August 1, 2011

Passive Loss Rules Related to Real Estate Professionals

Passive Loss Rules Related to Real Estate Professionals Tax & Business

The treatment of losses from rental real estate as ordinary losses rather than passive losses can potentially have a huge tax impact. Ordinary losses can be used to offset other ordinary income, such as wages, dividends, and other nonpassive income. Losses from passive activities can only be used to offset other passive income. Unused passive losses are suspended and carried over until there is either passive income to offset the passive losses, or the activity is entirely disposed.

In general, a rental real estate business is considered a passive activity. In order to treat losses derived from rental real estate as ordinary, a taxpayer must be considered a real estate professional and must materially participate in the rental activity. Under Internal Revenue Code Section 469, two tests must be met in order to be classified as a real estate professional for tax purposes:

  1. More than one-half of the personal services performed in trades or businesses by the taxpayer during such taxable year are performed in real property trades or businesses in which the taxpayer materially participates, and
  2. Such taxpayer performs more than 750 hours of services during the taxable year in real property trades or businesses in which the taxpayer material participates.

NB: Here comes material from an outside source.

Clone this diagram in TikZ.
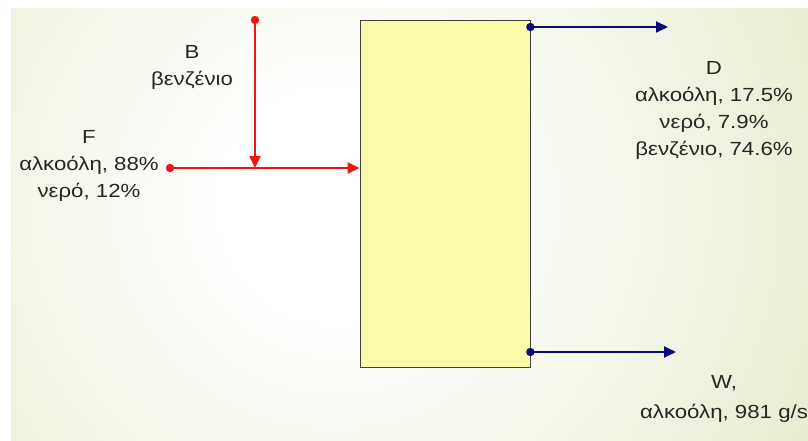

In the case of a joint return, the above requirements are satisfied if either spouse separately satisfies such requirement.

Material participation is defined within the Internal Revenue Regulations and consists of seven requirements to consider:

  1. The individual participates in the activity for more than 500 hours during such year.
  2. The individual’s participation in the activity for the taxable year constitutes substantially all of the participation in such activity of all individuals (including individuals who are not owners of interest in the activity) for such year;
  3. The individual participates in the activity for more than 100 hours during the taxable year, and such individual’s participation in the activity for the taxable year is not less than the participation in the activity of any other individual (including individuals who are not owners of interests in the activity) for such year;
  4. The activity is a significant participation activity for the taxable year, and the individual’s aggregate participation in all significant participation activities during such year exceeds 500 hours;
  5. The individual materially participated in the activity for any five taxable years (whether or not consecutive) during the ten taxable years that immediately precede the taxable year;
  6. The activity is a personal service activity, and the individual materially participated in the activity for any three taxable years (whether or not consecutive) preceding the taxable year; or
  7. Based on all the facts and circumstances, the individual participates in the activity on a regular, continuous, and substantial basis during such year.

Proving the hours claimed and time involved can be a difficult hurdle in trying to establish the real estate professional and material participation standards. Keeping contemporaneous records, daily time logs, diaries, etc. are sometimes the best way to prove these standards in the case of an IRS audit.

In order to meet the real estate professional and material participation test, a taxpayer can elect to aggregate all interest in rental real estate as a single activity. This election can be made any year, but once the election is made, it is irrevocable unless there is a material change to the taxpayer’s facts and circumstances. This can be advantageous, because it can allow the taxpayer to take ordinary losses that would likely be passive losses and not allowed to be taken without passive income. However, there are also disadvantages, such as if a property that is combined as a single activity is sold at a loss, the related loss cannot be recognized until all the remaining activities that have been aggregated are sold.

If a taxpayer does not elect to aggregate rental activities, they must examine each of their rental properties separately to see whether they materially participated in each rental activity. Given the 500 hour and other material participation thresholds, this can prove virtually impossible if several properties are owned. Another elections allow certain taxpayers with the same proportionate interest in a trade or business and a rental activity (assuming the trade or business and rental activity are insubstantial to each other) to combine these activities in certain circumstances.

If a taxpayer does not meet the stringent rules of being classified as a real estate professional, they still may be able to offset up to $25,000 of losses from rental real estate against nonpassive income if they are considered to actively participate in the rental real estate. The active participation rules are generally much easier to meet than the material participation rules. To actively participate in a rental real estate activity pursuant to the Internal Revenue Code, a taxpayer simply needs to participate in a significant way, such as making management decisions or arranging for others to perform services. The taxpayer does not need to partake in regular, continuous, and substantial involvement in the activities to achieve active participation status. The $25,000 allowance begins to phase out for taxpayers with modified adjusted gross income over $100,000 ($50,000 if married filing separately) and is completely phased out when a taxpayer’s modified adjusted gross income reaches $150,000.

The above article merely summarizes the general rules as it relates to passive losses and real estate professionals. Careful planning with your tax professional should ensure that the best decisions are made with respect to the appropriate elections as well as meeting specific rules and requirements.